**The request**: Quote every line below exactly as it reads.

________________

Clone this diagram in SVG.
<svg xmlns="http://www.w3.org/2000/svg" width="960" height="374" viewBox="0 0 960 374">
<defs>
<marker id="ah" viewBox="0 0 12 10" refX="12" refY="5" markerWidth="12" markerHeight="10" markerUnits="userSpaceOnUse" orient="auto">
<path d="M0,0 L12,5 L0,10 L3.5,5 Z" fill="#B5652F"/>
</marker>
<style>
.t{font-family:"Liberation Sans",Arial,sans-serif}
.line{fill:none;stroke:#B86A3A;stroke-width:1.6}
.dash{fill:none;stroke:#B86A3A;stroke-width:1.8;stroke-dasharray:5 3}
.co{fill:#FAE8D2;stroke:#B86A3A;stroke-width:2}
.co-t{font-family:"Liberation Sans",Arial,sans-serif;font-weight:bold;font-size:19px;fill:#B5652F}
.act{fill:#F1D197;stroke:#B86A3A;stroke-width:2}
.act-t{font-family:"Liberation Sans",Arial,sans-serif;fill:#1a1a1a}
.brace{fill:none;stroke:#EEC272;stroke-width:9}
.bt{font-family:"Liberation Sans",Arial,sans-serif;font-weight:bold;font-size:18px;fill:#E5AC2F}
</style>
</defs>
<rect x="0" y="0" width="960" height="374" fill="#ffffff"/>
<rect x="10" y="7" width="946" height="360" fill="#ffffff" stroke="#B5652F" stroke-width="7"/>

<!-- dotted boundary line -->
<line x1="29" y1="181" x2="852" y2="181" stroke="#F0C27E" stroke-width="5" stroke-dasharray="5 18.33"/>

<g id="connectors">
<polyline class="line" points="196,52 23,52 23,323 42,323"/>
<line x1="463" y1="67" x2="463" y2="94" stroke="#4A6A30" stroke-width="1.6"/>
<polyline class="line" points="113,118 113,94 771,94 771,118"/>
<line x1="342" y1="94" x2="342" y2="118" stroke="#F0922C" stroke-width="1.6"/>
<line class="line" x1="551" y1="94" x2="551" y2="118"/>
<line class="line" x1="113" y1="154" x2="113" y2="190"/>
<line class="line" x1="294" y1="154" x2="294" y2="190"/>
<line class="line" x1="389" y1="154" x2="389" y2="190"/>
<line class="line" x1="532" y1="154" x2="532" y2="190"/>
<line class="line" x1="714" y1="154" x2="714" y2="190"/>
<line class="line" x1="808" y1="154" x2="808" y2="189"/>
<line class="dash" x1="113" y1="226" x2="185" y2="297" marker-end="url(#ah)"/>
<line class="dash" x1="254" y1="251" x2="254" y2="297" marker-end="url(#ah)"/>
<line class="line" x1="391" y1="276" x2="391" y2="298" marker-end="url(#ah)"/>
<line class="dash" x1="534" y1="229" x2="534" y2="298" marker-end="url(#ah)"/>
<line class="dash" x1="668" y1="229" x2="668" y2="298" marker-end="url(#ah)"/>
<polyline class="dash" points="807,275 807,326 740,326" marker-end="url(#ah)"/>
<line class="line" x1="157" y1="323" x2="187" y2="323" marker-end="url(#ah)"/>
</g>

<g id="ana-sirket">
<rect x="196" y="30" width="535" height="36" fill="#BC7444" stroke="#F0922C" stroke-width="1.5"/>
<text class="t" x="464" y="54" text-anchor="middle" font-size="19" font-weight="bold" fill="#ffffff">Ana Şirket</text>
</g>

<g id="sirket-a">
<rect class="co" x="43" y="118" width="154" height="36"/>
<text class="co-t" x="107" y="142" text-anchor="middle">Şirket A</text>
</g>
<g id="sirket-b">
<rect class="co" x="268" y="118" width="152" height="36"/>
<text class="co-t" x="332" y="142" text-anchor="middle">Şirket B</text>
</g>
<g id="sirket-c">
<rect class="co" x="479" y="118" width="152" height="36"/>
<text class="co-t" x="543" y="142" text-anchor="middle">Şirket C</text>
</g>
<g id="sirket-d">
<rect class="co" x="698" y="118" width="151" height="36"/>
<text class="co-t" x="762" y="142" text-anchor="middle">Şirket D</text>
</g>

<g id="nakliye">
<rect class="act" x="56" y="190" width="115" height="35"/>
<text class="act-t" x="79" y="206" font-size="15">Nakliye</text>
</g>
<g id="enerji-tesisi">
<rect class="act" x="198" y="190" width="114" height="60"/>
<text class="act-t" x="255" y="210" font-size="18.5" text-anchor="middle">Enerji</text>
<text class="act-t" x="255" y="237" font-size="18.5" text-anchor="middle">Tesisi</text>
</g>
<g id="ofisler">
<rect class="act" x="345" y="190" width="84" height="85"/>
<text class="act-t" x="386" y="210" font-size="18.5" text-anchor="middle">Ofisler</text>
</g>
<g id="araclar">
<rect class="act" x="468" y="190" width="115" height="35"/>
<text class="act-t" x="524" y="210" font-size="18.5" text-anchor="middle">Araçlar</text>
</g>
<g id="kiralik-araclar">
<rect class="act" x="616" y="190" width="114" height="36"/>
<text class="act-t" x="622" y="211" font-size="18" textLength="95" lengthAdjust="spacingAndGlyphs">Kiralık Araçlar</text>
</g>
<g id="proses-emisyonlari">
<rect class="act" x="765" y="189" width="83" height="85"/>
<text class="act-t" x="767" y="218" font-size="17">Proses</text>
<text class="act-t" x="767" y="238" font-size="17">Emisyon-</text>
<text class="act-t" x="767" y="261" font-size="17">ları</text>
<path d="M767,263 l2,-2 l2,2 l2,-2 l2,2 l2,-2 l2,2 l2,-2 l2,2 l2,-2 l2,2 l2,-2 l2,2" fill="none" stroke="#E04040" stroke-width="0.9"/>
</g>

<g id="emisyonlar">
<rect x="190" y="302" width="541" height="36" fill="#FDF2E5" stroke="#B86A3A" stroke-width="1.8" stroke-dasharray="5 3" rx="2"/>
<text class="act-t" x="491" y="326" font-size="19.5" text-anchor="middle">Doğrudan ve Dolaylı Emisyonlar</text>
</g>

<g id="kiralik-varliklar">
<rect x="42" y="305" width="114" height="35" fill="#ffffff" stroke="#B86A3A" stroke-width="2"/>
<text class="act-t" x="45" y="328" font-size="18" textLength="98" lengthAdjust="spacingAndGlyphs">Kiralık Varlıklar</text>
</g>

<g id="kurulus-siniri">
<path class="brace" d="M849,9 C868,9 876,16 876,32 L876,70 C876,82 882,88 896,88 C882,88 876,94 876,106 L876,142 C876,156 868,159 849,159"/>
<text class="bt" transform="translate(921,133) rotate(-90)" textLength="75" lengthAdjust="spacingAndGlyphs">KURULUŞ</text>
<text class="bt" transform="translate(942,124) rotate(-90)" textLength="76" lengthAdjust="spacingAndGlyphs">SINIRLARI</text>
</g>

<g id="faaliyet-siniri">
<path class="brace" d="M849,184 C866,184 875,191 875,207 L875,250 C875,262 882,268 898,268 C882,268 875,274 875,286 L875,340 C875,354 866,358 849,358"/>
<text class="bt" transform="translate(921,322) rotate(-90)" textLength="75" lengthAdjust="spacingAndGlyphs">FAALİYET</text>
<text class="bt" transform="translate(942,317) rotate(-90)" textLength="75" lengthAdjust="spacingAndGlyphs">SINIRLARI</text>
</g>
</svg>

________________

**Exercise response**:
Clone this diagram in SVG.
<svg xmlns="http://www.w3.org/2000/svg" width="960" height="374" viewBox="0 0 960 374">
<defs>
<marker id="ah" viewBox="0 0 12 10" refX="12" refY="5" markerWidth="12" markerHeight="10" markerUnits="userSpaceOnUse" orient="auto">
<path d="M0,0 L12,5 L0,10 L3.5,5 Z" fill="#B5652F"/>
</marker>
<style>
.t{font-family:"Liberation Sans",Arial,sans-serif}
.line{fill:none;stroke:#B86A3A;stroke-width:1.6}
.dash{fill:none;stroke:#B86A3A;stroke-width:1.8;stroke-dasharray:5 3}
.co{fill:#FAE8D2;stroke:#B86A3A;stroke-width:2}
.co-t{font-family:"Liberation Sans",Arial,sans-serif;font-weight:bold;font-size:19px;fill:#B5652F}
.act{fill:#F1D197;stroke:#B86A3A;stroke-width:2}
.act-t{font-family:"Liberation Sans",Arial,sans-serif;fill:#1a1a1a}
.brace{fill:none;stroke:#EEC272;stroke-width:9}
.bt{font-family:"Liberation Sans",Arial,sans-serif;font-weight:bold;font-size:18px;fill:#E5AC2F}
</style>
</defs>
<rect x="0" y="0" width="960" height="374" fill="#ffffff"/>
<rect x="10" y="7" width="946" height="360" fill="#ffffff" stroke="#B5652F" stroke-width="7"/>

<!-- dotted boundary line -->
<line x1="29" y1="181" x2="852" y2="181" stroke="#F0C27E" stroke-width="5" stroke-dasharray="5 18.33"/>

<g id="connectors">
<polyline class="line" points="196,52 23,52 23,323 42,323"/>
<line x1="463" y1="67" x2="463" y2="94" stroke="#4A6A30" stroke-width="1.6"/>
<polyline class="line" points="113,118 113,94 771,94 771,118"/>
<line x1="342" y1="94" x2="342" y2="118" stroke="#F0922C" stroke-width="1.6"/>
<line class="line" x1="551" y1="94" x2="551" y2="118"/>
<line class="line" x1="113" y1="154" x2="113" y2="190"/>
<line class="line" x1="294" y1="154" x2="294" y2="190"/>
<line class="line" x1="389" y1="154" x2="389" y2="190"/>
<line class="line" x1="532" y1="154" x2="532" y2="190"/>
<line class="line" x1="714" y1="154" x2="714" y2="190"/>
<line class="line" x1="808" y1="154" x2="808" y2="189"/>
<line class="dash" x1="113" y1="226" x2="185" y2="297" marker-end="url(#ah)"/>
<line class="dash" x1="254" y1="251" x2="254" y2="297" marker-end="url(#ah)"/>
<line class="line" x1="391" y1="276" x2="391" y2="298" marker-end="url(#ah)"/>
<line class="dash" x1="534" y1="229" x2="534" y2="298" marker-end="url(#ah)"/>
<line class="dash" x1="668" y1="229" x2="668" y2="298" marker-end="url(#ah)"/>
<polyline class="dash" points="807,275 807,326 740,326" marker-end="url(#ah)"/>
<line class="line" x1="157" y1="323" x2="187" y2="323" marker-end="url(#ah)"/>
</g>

<g id="ana-sirket">
<rect x="196" y="30" width="535" height="36" fill="#BC7444" stroke="#F0922C" stroke-width="1.5"/>
<text class="t" x="464" y="54" text-anchor="middle" font-size="19" font-weight="bold" fill="#ffffff">Ana Şirket</text>
</g>

<g id="sirket-a">
<rect class="co" x="43" y="118" width="154" height="36"/>
<text class="co-t" x="107" y="142" text-anchor="middle">Şirket A</text>
</g>
<g id="sirket-b">
<rect class="co" x="268" y="118" width="152" height="36"/>
<text class="co-t" x="332" y="142" text-anchor="middle">Şirket B</text>
</g>
<g id="sirket-c">
<rect class="co" x="479" y="118" width="152" height="36"/>
<text class="co-t" x="543" y="142" text-anchor="middle">Şirket C</text>
</g>
<g id="sirket-d">
<rect class="co" x="698" y="118" width="151" height="36"/>
<text class="co-t" x="762" y="142" text-anchor="middle">Şirket D</text>
</g>

<g id="nakliye">
<rect class="act" x="56" y="190" width="115" height="35"/>
<text class="act-t" x="79" y="206" font-size="15">Nakliye</text>
</g>
<g id="enerji-tesisi">
<rect class="act" x="198" y="190" width="114" height="60"/>
<text class="act-t" x="255" y="210" font-size="18.5" text-anchor="middle">Enerji</text>
<text class="act-t" x="255" y="237" font-size="18.5" text-anchor="middle">Tesisi</text>
</g>
<g id="ofisler">
<rect class="act" x="345" y="190" width="84" height="85"/>
<text class="act-t" x="386" y="210" font-size="18.5" text-anchor="middle">Ofisler</text>
</g>
<g id="araclar">
<rect class="act" x="468" y="190" width="115" height="35"/>
<text class="act-t" x="524" y="210" font-size="18.5" text-anchor="middle">Araçlar</text>
</g>
<g id="kiralik-araclar">
<rect class="act" x="616" y="190" width="114" height="36"/>
<text class="act-t" x="622" y="211" font-size="18" textLength="95" lengthAdjust="spacingAndGlyphs">Kiralık Araçlar</text>
</g>
<g id="proses-emisyonlari">
<rect class="act" x="765" y="189" width="83" height="85"/>
<text class="act-t" x="767" y="218" font-size="17">Proses</text>
<text class="act-t" x="767" y="238" font-size="17">Emisyon-</text>
<text class="act-t" x="767" y="261" font-size="17">ları</text>
<path d="M767,263 l2,-2 l2,2 l2,-2 l2,2 l2,-2 l2,2 l2,-2 l2,2 l2,-2 l2,2 l2,-2 l2,2" fill="none" stroke="#E04040" stroke-width="0.9"/>
</g>

<g id="emisyonlar">
<rect x="190" y="302" width="541" height="36" fill="#FDF2E5" stroke="#B86A3A" stroke-width="1.8" stroke-dasharray="5 3" rx="2"/>
<text class="act-t" x="491" y="326" font-size="19.5" text-anchor="middle">Doğrudan ve Dolaylı Emisyonlar</text>
</g>

<g id="kiralik-varliklar">
<rect x="42" y="305" width="114" height="35" fill="#ffffff" stroke="#B86A3A" stroke-width="2"/>
<text class="act-t" x="45" y="328" font-size="18" textLength="98" lengthAdjust="spacingAndGlyphs">Kiralık Varlıklar</text>
</g>

<g id="kurulus-siniri">
<path class="brace" d="M849,9 C868,9 876,16 876,32 L876,70 C876,82 882,88 896,88 C882,88 876,94 876,106 L876,142 C876,156 868,159 849,159"/>
<text class="bt" transform="translate(921,133) rotate(-90)" textLength="75" lengthAdjust="spacingAndGlyphs">KURULUŞ</text>
<text class="bt" transform="translate(942,124) rotate(-90)" textLength="76" lengthAdjust="spacingAndGlyphs">SINIRLARI</text>
</g>

<g id="faaliyet-siniri">
<path class="brace" d="M849,184 C866,184 875,191 875,207 L875,250 C875,262 882,268 898,268 C882,268 875,274 875,286 L875,340 C875,354 866,358 849,358"/>
<text class="bt" transform="translate(921,322) rotate(-90)" textLength="75" lengthAdjust="spacingAndGlyphs">FAALİYET</text>
<text class="bt" transform="translate(942,317) rotate(-90)" textLength="75" lengthAdjust="spacingAndGlyphs">SINIRLARI</text>
</g>
</svg>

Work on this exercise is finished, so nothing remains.